L’occasion de mesurer l’ampleur de notre insignifiance et la vanité de nos petits calculs. Et de réaliser que nous ne sommes que brindille soumise aux bourrasques de l’Histoire. Tout, dans mon être profond, participe de cette perception. Car le désert est un miroir immense qui reflète notre image et dans lequel nos actes subissent cette opération mentale, l’introspection, jadis découverte et assidûment pratiquée, bien avant la psychanalyse, par les philosophes grecs. S’offre dès lors un voyage intérieur qui, à la fois réhabilitation et renaissance, nous porte vers les profondeurs incommensurables de l’âme. Tout en nous extériorisant de nous-mêmes à un tel degré que, comme perché sur un balcon, nous nous voyons flâner dans une rue située très loin en contrebas.

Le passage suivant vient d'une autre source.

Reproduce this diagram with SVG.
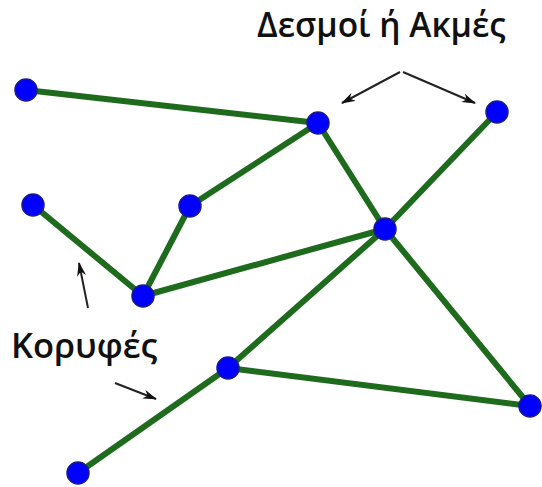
<svg xmlns="http://www.w3.org/2000/svg" width="542" height="487" viewBox="0 0 542 487">
<style>
.e{stroke:#1e6b1e;stroke-width:6;stroke-linecap:round}
.n{fill:#0000ff;stroke:#1a1a8c;stroke-width:1.5}
.a{stroke:#222;stroke-width:2;fill:none}
.t{font-family:"Open Sans","Noto Sans",sans-serif;font-weight:600;fill:#111}
</style>
<defs>
<marker id="ah" viewBox="0 0 14 10" refX="13" refY="5" markerWidth="14" markerHeight="10" markerUnits="userSpaceOnUse" orient="auto"><path d="M0,0.5 L14,5 L0,9.5 L4,5 Z" fill="#111"/></marker>
</defs>
<rect width="542" height="487" fill="#fff"/>
<g id="edges">
<line class="e" x1="26" y1="90" x2="318" y2="123"/>
<line class="e" x1="318" y1="123" x2="190" y2="206"/>
<line class="e" x1="190" y1="206" x2="143" y2="296"/>
<line class="e" x1="33" y1="205" x2="143" y2="296"/>
<line class="e" x1="143" y1="296" x2="385" y2="229"/>
<line class="e" x1="318" y1="123" x2="385" y2="229"/>
<line class="e" x1="385" y1="229" x2="497" y2="112"/>
<line class="e" x1="385" y1="229" x2="228" y2="368"/>
<line class="e" x1="385" y1="229" x2="530" y2="406"/>
<line class="e" x1="228" y1="368" x2="530" y2="406"/>
<line class="e" x1="228" y1="368" x2="78" y2="473"/>
</g>
<g id="arrows">
<polyline class="a" points="400,72 342,103" marker-end="url(#ah)"/>
<polyline class="a" points="403,72 475,103" marker-end="url(#ah)"/>
<line class="a" x1="88" y1="308" x2="79" y2="263" marker-end="url(#ah)"/>
<line class="a" x1="115" y1="383" x2="156" y2="399" marker-end="url(#ah)"/>
</g>
<g id="nA"><circle class="n" cx="26" cy="90" r="11"/></g>
<g id="nB"><circle class="n" cx="318" cy="123" r="11"/></g>
<g id="nC"><circle class="n" cx="497" cy="112" r="11"/></g>
<g id="nD"><circle class="n" cx="33" cy="205" r="11"/></g>
<g id="nE"><circle class="n" cx="190" cy="206" r="11"/></g>
<g id="nF"><circle class="n" cx="385" cy="229" r="11"/></g>
<g id="nG"><circle class="n" cx="143" cy="296" r="11"/></g>
<g id="nH"><circle class="n" cx="228" cy="368" r="11"/></g>
<g id="nI"><circle class="n" cx="530" cy="406" r="11"/></g>
<g id="nJ"><circle class="n" cx="78" cy="473" r="11"/></g>
<g id="labels">
<text class="t" x="257" y="37" font-size="33.5">Δεσμοί ή Ακμές</text>
<text class="t" x="11" y="358" font-size="34.5">Κορυφές</text>
</g>
</svg>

Jusqu’alors individuel, cet exercice d’introspection pourrait-il bientôt s’étendre aux nations ? Ou, a minima , à leurs élites : spirituelles, culturelles, intellectuelles, étatiques et économiques ?
Par-delà les méfiances, les préjugés et les préventions séculaires, une démarche solidaire s’impose.
LIVRE 1
Racines
CHAPITRE I
L’urgence
Jamais, depuis l’apaisement global qui avait succédé à la Seconde Guerre mondiale, le monde n’est apparu aussi écartelé en foyers incandescents. C’est comme si, sourdement et subrepticement, nous étions passés du climat optimiste d’un après-guerre frugal à cet inquiétant climat de désespérance ludique qui est celui des avant-guerres.

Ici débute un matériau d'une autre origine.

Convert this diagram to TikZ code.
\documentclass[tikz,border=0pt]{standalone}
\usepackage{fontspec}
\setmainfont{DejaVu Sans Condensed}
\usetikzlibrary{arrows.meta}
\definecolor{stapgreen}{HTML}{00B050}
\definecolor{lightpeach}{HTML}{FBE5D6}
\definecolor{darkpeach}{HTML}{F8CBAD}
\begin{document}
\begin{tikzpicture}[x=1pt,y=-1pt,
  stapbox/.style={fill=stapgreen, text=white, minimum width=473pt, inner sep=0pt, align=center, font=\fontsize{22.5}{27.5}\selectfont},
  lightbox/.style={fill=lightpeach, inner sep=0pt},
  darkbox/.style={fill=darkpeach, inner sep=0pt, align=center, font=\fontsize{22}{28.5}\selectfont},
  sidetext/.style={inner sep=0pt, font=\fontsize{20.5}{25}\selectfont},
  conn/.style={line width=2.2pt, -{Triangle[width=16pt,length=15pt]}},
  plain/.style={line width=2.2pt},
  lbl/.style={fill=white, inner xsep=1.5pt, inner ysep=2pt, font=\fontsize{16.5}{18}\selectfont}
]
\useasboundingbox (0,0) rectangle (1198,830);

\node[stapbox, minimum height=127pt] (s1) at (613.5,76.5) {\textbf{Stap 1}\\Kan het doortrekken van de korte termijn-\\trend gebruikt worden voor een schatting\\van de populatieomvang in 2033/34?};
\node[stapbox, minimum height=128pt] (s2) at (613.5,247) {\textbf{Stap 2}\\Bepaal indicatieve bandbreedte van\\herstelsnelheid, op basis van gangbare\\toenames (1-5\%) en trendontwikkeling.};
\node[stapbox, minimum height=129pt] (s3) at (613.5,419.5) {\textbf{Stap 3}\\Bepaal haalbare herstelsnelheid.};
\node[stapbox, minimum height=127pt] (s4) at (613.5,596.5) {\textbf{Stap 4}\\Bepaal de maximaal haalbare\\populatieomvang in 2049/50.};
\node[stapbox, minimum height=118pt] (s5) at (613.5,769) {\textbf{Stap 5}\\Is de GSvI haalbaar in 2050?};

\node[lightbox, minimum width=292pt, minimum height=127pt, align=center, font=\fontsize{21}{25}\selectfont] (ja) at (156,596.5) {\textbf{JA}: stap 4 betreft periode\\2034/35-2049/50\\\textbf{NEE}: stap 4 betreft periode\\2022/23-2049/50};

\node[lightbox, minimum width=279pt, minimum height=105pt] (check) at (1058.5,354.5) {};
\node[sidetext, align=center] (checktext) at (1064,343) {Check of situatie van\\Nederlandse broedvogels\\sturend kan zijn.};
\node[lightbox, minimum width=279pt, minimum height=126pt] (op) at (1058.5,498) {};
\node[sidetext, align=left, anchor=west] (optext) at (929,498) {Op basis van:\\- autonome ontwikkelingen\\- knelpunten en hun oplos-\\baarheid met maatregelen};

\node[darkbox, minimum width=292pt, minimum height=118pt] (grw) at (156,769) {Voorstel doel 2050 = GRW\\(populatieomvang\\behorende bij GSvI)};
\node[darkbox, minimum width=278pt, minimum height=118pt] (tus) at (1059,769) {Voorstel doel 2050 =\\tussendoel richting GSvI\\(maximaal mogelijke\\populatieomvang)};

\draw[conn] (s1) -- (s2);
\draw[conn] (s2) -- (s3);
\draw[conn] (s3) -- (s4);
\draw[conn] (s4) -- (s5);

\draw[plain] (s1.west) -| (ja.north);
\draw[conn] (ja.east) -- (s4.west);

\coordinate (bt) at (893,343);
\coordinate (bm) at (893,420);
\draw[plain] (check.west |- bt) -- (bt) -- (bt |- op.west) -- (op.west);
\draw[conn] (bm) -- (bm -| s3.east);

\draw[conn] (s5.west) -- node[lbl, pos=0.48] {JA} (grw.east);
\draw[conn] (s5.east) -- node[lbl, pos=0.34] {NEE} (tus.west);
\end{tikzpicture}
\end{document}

Le monde globalisé est culturellement et géopolitiquement en crise. Et les totems culturels et cultuels de civilisations immémoriales sont mis à bas par des barbares que fanatisent les obscurs apôtres d’une ignorance sacrée.
La méfiance s’est installée entre les trois religions révélées.
Et alors même que le livre de Samuel Huntington soulignait surtout les formidables opportunités de symbiose entre civilisations, ce sont les risques mortels du « choc des civilisations » également envisagés il y a vingt ans par cet auteur qui, un peu plus chaque jour, s’avèrent la pire des hypothèses.